Compression speeds up websites, providing site visitors a high quality user experience. Most web hosts automatically enable compression because it’s good for websites, site visitors and also good for web hosts because it saves on bandwidth loads. Everybody wins with website compression.

High Levels Of Compression Correlate With Spam

Researchers at a search engine discovered that highly compressible web pages correlated with low-quality content. The study called Spam, Damn Spam, and Statistics: Using Statistical Analysis to Locate Spam Web Pages (PDF) was conducted in 2006 by two of the world’s leading researchers, Marc Najork and Dennis Fetterly.

Najork currently works at DeepMind as Distinguished Research Scientist. Fetterly, a software engineer at Google, is an author of many important research papers related to search, content analysis and other related topics. This research paper isn’t just any research paper, it’s an important one.

What the 2006 research paper shows is that 70% of web pages that compress at a level of 4.0 or higher tended to be low quality pages with a high level of redundant word usage. The average compression level of sites was around 2.0.

Here are the averages of normal web pages listed by the research paper:

Compression ratio of 2.0:

The most frequently occurring compression ratio in the dataset is 2.0.

Compression ratio of 2.1:

Half of the pages have a compression ratio below 2.1, and half have a compression ratio above it.

Compression ratio of 2.11:

On average, the compression ratio of the pages analyzed is 2.11.

It would be an easy first-pass way to filter out the obvious content spam so it makes sense that they would do that to weed out heavy-handed content spam.
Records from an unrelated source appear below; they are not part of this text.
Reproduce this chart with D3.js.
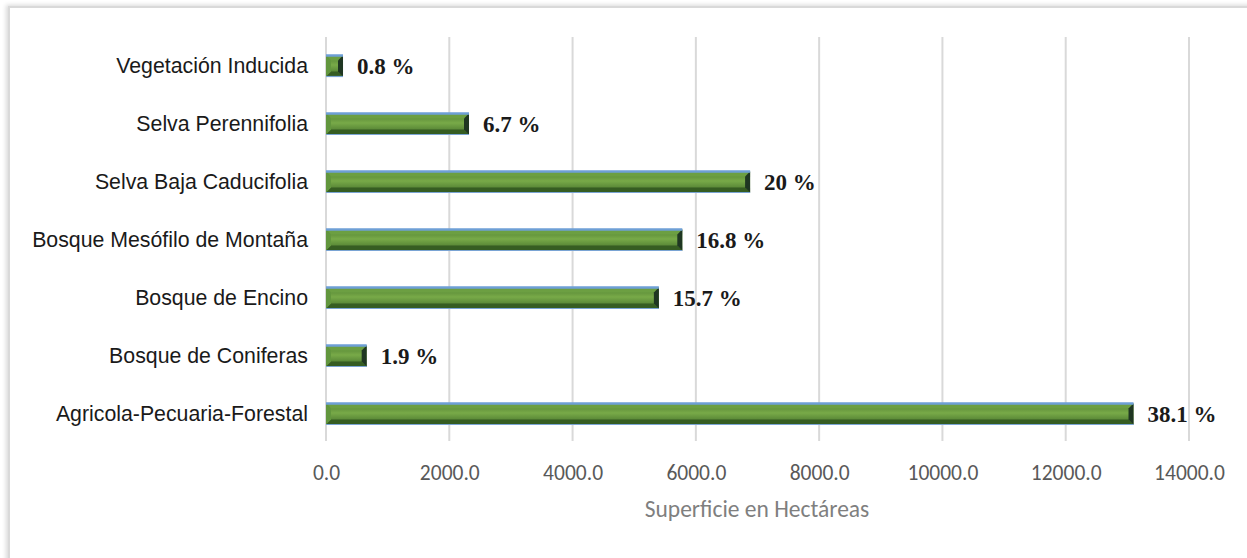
<!DOCTYPE html>
<html>
  <head>
    <meta charset="UTF-8">
    <title>Superficie en Hectáreas</title>
    <script src="https://cdn.jsdelivr.net/npm/d3@7"></script>
    <style>
      body { margin: 0; background: #fff; }
    </style>
  </head>
  <body>
    <svg width="1247" height="558"></svg>
    <script>
      // datos (de arriba hacia abajo)
      var categories = ["Vegetación Inducida", "Selva Perennifolia", "Selva Baja Caducifolia",
        "Bosque Mesófilo de Montaña ", "Bosque de Encino", "Bosque de Coniferas", "Agricola-Pecuaria-Forestal"];
      var values = [276, 2320, 6880, 5780, 5400, 660, 13100];
      var percentLabels = ["0.8 %", "6.7 %", "20 %", "16.8 %", "15.7 %", "1.9 %", "38.1 %"];
      var tickValues = [0, 2000, 4000, 6000, 8000, 10000, 12000, 14000];

      var svg = d3.select("svg");
      var marge = {top: 37, left: 326, right: 58, bottom: 116};

      // sombra del marco
      var defs = svg.append("defs");
      var f = defs.append("filter").attr("id", "shadow").attr("x", "-5%").attr("y", "-5%")
        .attr("width", "110%").attr("height", "110%");
      f.append("feDropShadow").attr("dx", -2).attr("dy", -1).attr("stdDeviation", 2)
        .attr("flood-color", "#000").attr("flood-opacity", 0.15);

      var grad = defs.append("linearGradient").attr("id", "barGrad")
        .attr("x1", 0).attr("y1", 0).attr("x2", 0).attr("y2", 1);
      grad.append("stop").attr("offset", "0%").attr("stop-color", "#4f7e31");
      grad.append("stop").attr("offset", "45%").attr("stop-color", "#78aa48");
      grad.append("stop").attr("offset", "100%").attr("stop-color", "#44702b");

      svg.append("rect")
        .attr("x", 9).attr("y", 7).attr("width", 1300).attr("height", 620)
        .attr("fill", "#fff").attr("stroke", "#d9d9d9").attr("stroke-width", 2)
        .attr("filter", "url(#shadow)");

      var xScale = d3.scaleLinear()
        .domain([0, 14000])
        .range([marge.left, 1189]);
      var yScale = d3.scaleBand()
        .domain(categories)
        .range([marge.top, marge.top + 406]);

      // lineas de cuadricula
      svg.append("g").selectAll("line")
        .data(tickValues)
        .enter().append("line")
        .attr("x1", function(d) { return xScale(d); })
        .attr("x2", function(d) { return xScale(d); })
        .attr("y1", marge.top)
        .attr("y2", 441)
        .attr("stroke", "#d9d9d9")
        .attr("stroke-width", 2);

      // eje x
      var xAxis = d3.axisBottom(xScale)
        .tickValues(tickValues)
        .tickFormat(d3.format(".1f"))
        .tickSize(0)
        .tickPadding(0);
      var gx = svg.append("g")
        .attr("transform", "translate(0,465)")
        .call(xAxis);
      gx.select(".domain").remove();
      gx.selectAll("text")
        .attr("font-family", "Carlito, Calibri, Lato, sans-serif")
        .attr("font-size", 21.5)
        .attr("fill", "#595959");

      svg.append("text")
        .attr("x", 757).attr("y", 517)
        .attr("text-anchor", "middle")
        .attr("font-family", "Carlito, Calibri, Lato, sans-serif")
        .attr("font-size", 23.5)
        .attr("fill", "#7f7f7f")
        .text("Superficie en Hectáreas");

      // eje y (etiquetas)
      svg.append("g").selectAll("text")
        .data(categories)
        .enter().append("text")
        .attr("x", 308)
        .attr("y", function(d) { return yScale(d) + yScale.bandwidth() / 2; })
        .attr("dy", "0.35em")
        .attr("text-anchor", "end")
        .attr("font-family", "'Liberation Sans', Arial, sans-serif")
        .attr("font-size", 21.3)
        .attr("fill", "#1a1a1a")
        .text(function(d) { return d.trim(); });

      // barras biseladas
      var barH = 21, b = 5;
      var gs = svg.append("g").selectAll("g")
        .data(values)
        .enter().append("g")
        .attr("transform", function(d, i) {
          return "translate(0," + (yScale(categories[i]) + yScale.bandwidth() / 2 - barH / 2) + ")";
        });

      gs.append("rect")
        .attr("x", xScale(0))
        .attr("y", 0)
        .attr("width", function(d) { return xScale(d) - xScale(0); })
        .attr("height", barH)
        .attr("fill", "url(#barGrad)");
      // bisel superior
      gs.append("polygon")
        .attr("points", function(d) {
          var x0 = xScale(0), x1 = xScale(d);
          return [[x0, 0], [x1, 0], [x1 - b, b], [x0 + b, b]].join(" ");
        })
        .attr("fill", "#6c9f42");
      // bisel inferior
      gs.append("polygon")
        .attr("points", function(d) {
          var x0 = xScale(0), x1 = xScale(d);
          return [[x0, barH], [x1, barH], [x1 - b, barH - b], [x0 + b, barH - b]].join(" ");
        })
        .attr("fill", "#365d22");
      // bisel izquierdo
      gs.append("polygon")
        .attr("points", function(d) {
          var x0 = xScale(0);
          return [[x0, 0], [x0 + b, b], [x0 + b, barH - b], [x0, barH]].join(" ");
        })
        .attr("fill", "#62963d");
      // bisel derecho
      gs.append("polygon")
        .attr("points", function(d) {
          var x1 = xScale(d);
          return [[x1, 0], [x1 - b, b], [x1 - b, barH - b], [x1, barH]].join(" ");
        })
        .attr("fill", "#1f3622");
      // borde azul
      gs.append("line")
        .attr("x1", xScale(0)).attr("x2", function(d) { return xScale(d); })
        .attr("y1", 0).attr("y2", 0)
        .attr("stroke", "#6e9fd6").attr("stroke-width", 2.5);
      gs.append("line")
        .attr("x1", xScale(0)).attr("x2", function(d) { return xScale(d); })
        .attr("y1", barH).attr("y2", barH)
        .attr("stroke", "#7aa4d4").attr("stroke-width", 1.2);

      // porcentajes
      gs.append("text")
        .attr("x", function(d) { return xScale(d) + 14; })
        .attr("y", barH / 2)
        .attr("dy", "0.35em")
        .attr("font-family", "'Liberation Serif', 'Times New Roman', serif")
        .attr("font-weight", "bold")
        .attr("font-size", 23)
        .attr("fill", "#1a1a1a")
        .text(function(d, i) { return percentLabels[i]; });
    </script>
  </body>
</html>
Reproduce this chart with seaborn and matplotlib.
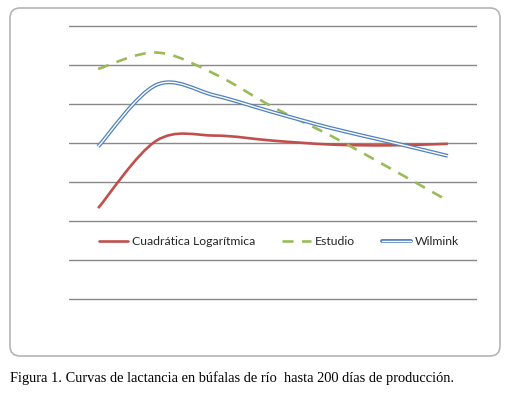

But weeding out spam is more complicated than simple solutions. Search engines use multiple signals because it results in a higher level of accuracy.
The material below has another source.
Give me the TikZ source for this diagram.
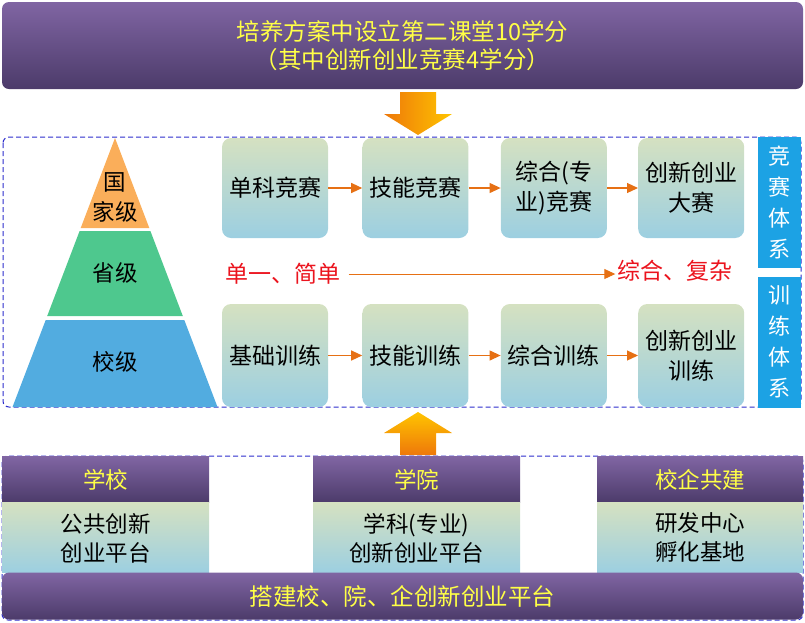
\documentclass[tikz,border=0pt]{standalone}
\usepackage{fontspec}
\setmainfont{Noto Sans CJK SC}
\usetikzlibrary{positioning,arrows.meta}

\definecolor{purpleTop}{RGB}{128,101,163}
\definecolor{purpleBot}{RGB}{76,59,106}
\definecolor{boxTop}{RGB}{213,225,193}
\definecolor{boxBot}{RGB}{156,207,225}
\definecolor{pyrOrange}{RGB}{250,174,90}
\definecolor{pyrGreen}{RGB}{78,200,142}
\definecolor{pyrBlue}{RGB}{82,172,224}
\definecolor{barBlue}{RGB}{28,162,228}
\definecolor{flowOrange}{RGB}{230,112,20}
\definecolor{dashBlue}{RGB}{45,45,205}
\definecolor{txtRed}{RGB}{235,20,30}
\definecolor{txtYellow}{RGB}{255,255,70}
\definecolor{bigDark}{RGB}{238,120,10}
\definecolor{bigLight}{RGB}{255,196,0}

\begin{document}
\begin{tikzpicture}[x=1pt,y=-1pt,
        box/.style = {
            rounded corners=9pt,
            top color=boxTop, bottom color=boxBot,
            minimum width=106pt, minimum height=100pt,
            align=center, inner sep=2pt,
            font=\fontsize{23}{30}\selectfont
        },
        banner/.style = {
            rounded corners=7pt,
            top color=purpleTop, bottom color=purpleBot,
            text=txtYellow, align=center, inner sep=0pt,
            font=\fontsize{23.5}{28}\selectfont
        },
        head/.style = {
            top color=purpleTop, bottom color=purpleBot,
            text=txtYellow, minimum width=207pt, minimum height=46pt,
            inner sep=0pt, font=\fontsize{22.5}{28}\selectfont
        },
        plat/.style = {
            top color=boxTop, bottom color=boxBot,
            minimum width=207pt, minimum height=70pt,
            align=center, inner sep=0pt,
            font=\fontsize{22.5}{29}\selectfont
        },
        sidebar/.style = {
            fill=barBlue, text=white, minimum width=43pt,
            minimum height=131pt, align=center, inner sep=0pt,
            font=\fontsize{22}{31}\selectfont
        },
        level/.style = {align=center, font=\fontsize{22.5}{30}\selectfont},
        trend/.style = {text=txtRed, inner sep=2pt, font=\fontsize{23}{28}\selectfont},
        flow/.style = {draw=flowOrange, line width=1.2pt,
            -{Triangle[length=11pt,width=10pt]}},
        frame/.style = {draw=dashBlue, line width=1pt,
            dash pattern=on 5pt off 3pt, rounded corners=6pt}
    ]
    \useasboundingbox (0,0) rectangle (805,622);

    % top banner
    \node[banner, minimum width=801pt, minimum height=87pt] (peiyang) at (402.5,45.5)
        {培养方案中设立第二课堂10学分\\（其中创新创业竞赛4学分）};

    % big arrows
    \shade[left color=bigDark, right color=bigLight]
        (400,92) -- (436,92) -- (436,114) -- (452,114) -- (418,135)
        -- (384,114) -- (400,114) -- cycle;
    \shade[top color=bigLight, bottom color=bigDark]
        (418,412) -- (452,433) -- (436,433) -- (436,455) -- (400,455)
        -- (400,433) -- (384,433) -- cycle;

    % middle frame
    \draw[frame] (3,137) rectangle (801,407);
    \node[sidebar] (jingsai) at (779,202.5) {竞\\赛\\体\\系};
    \node[sidebar] (xunlian) at (779,342) {训\\练\\体\\系};

    % pyramid
    \fill[pyrOrange] (115,138) -- (149.3,228) -- (80.7,228) -- cycle;
    \fill[pyrGreen] (79.6,231) -- (150.4,231) -- (182.8,316) -- (47.2,316) -- cycle;
    \fill[pyrBlue] (45.7,320) -- (184.3,320) -- (217.5,407) -- (12.5,407) -- cycle;
    \node[level] (guojia) at (115,197) {国\\家级};
    \node[level] (sheng) at (115,273) {省级};
    \node[level] (xiao) at (115,362) {校级};

    % competition row
    \node[box] (danke) at (275,188) {单科竞赛};
    \node[box, right=34pt of danke] (jineng) {技能竞赛};
    \node[box, right=32pt of jineng] (zonghe) {综合(专\\业)竞赛};
    \node[box, right=31pt of zonghe] (dasai) {创新创业\\大赛};

    % training row
    \node[box, minimum height=103pt] (jichu) at (275,355.5) {基础训练};
    \node[box, minimum height=103pt, right=34pt of jichu] (jnxl) {技能训练};
    \node[box, minimum height=103pt, right=32pt of jnxl] (zhxl) {综合训练};
    \node[box, minimum height=103pt, right=31pt of zhxl] (cxxl) {创新创业\\训练};

    \draw[flow] (danke) -- (jineng);
    \draw[flow] (jineng) -- (zonghe);
    \draw[flow] (zonghe) -- (dasai);
    \draw[flow] (jichu) -- (jnxl);
    \draw[flow] (jnxl) -- (zhxl);
    \draw[flow] (zhxl) -- (cxxl);

    % trend
    \node[trend] (simple) at (283,274) {单一、简单};
    \node[trend] (complex) at (675,271) {综合、复杂};
    \draw[flow, line width=1pt, shorten <=6pt] (simple) -- (simple -| complex.west);

    % platforms
    \draw[frame] (2,456) rectangle (803,620);
    \node[head] (xuexiao) at (105.5,479.5) {学校};
    \node[head] (xueyuan) at (416.5,479.5) {学院};
    \node[head, minimum width=206pt] (xiaoqi) at (700,479.5) {校企共建};
    \node[plat, below=0pt of xuexiao] (gonggong) {公共创新\\创业平台};
    \node[plat, below=0pt of xueyuan] (xueke) {学科(专业)\\创新创业平台};
    \node[plat, minimum width=206pt, below=0pt of xiaoqi] (yanfa) {研发中心\\孵化基地};
    \node[banner, minimum width=801pt, minimum height=47pt] (dajian) at (402.5,596)
        {搭建校、院、企创新创业平台};
\end{tikzpicture}
\end{document}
The researchers from 2006 reported that 70% of sites with a compression level of 4.0 or higher were spam. That means that the other 30% were not spam sites. There are always outliers in statistics and that 30% of non-spam sites is why search engines tend to use more than one signal.

Do Search Engines Use Compressibility?

It’s reasonable to assume that search engines use compressibility to identify heavy handed obvious spam. But it’s also reasonable to assume that if search engines employ it they are using it together with other signals in order to increase the accuracy of the metrics. Nobody knows for certain if Google uses compressibility.

Impossible To Determine If Google’s Using Compression

This article is about the fact that there is no way to prove that a compression ratio is an SEO myth or not.

Here’s why:

1. If a site triggered the 4.0 compression ratio plus the other spam signals, what would happen is that those sites wouldn’t be in the search results.

2. If those sites are not in the search results, there is no way to test the search results to see if Google is using compression ratio as a spam signal.

It would be reasonable to assume that the sites with high 4.0 compression ratios were removed. But we don’t know that, it’s not a certainty. So we can’t prove that they were removed.

The only thing we do know is that there is this research paper out there that’s authored by distinguished scientists.

Is Compressibility An SEO Myth?

Compressibility may not be an SEO myth. But it’s probably not anything publishers or SEOs should be worry about as long as they’re avoiding heavy-handed tactics like keyword stuffing or repetitive cookie cutter pages.

Google uses de-duplication which removes duplicate pages from their index and consolidates the PageRank signals to whichever page they choose to be the canonical page (if they choose one). Publishing duplicate pages will likely not trigger any kind of penalty, including anything related to compression ratios, because, as was already mentioned, search engines don’t use signals in isolation.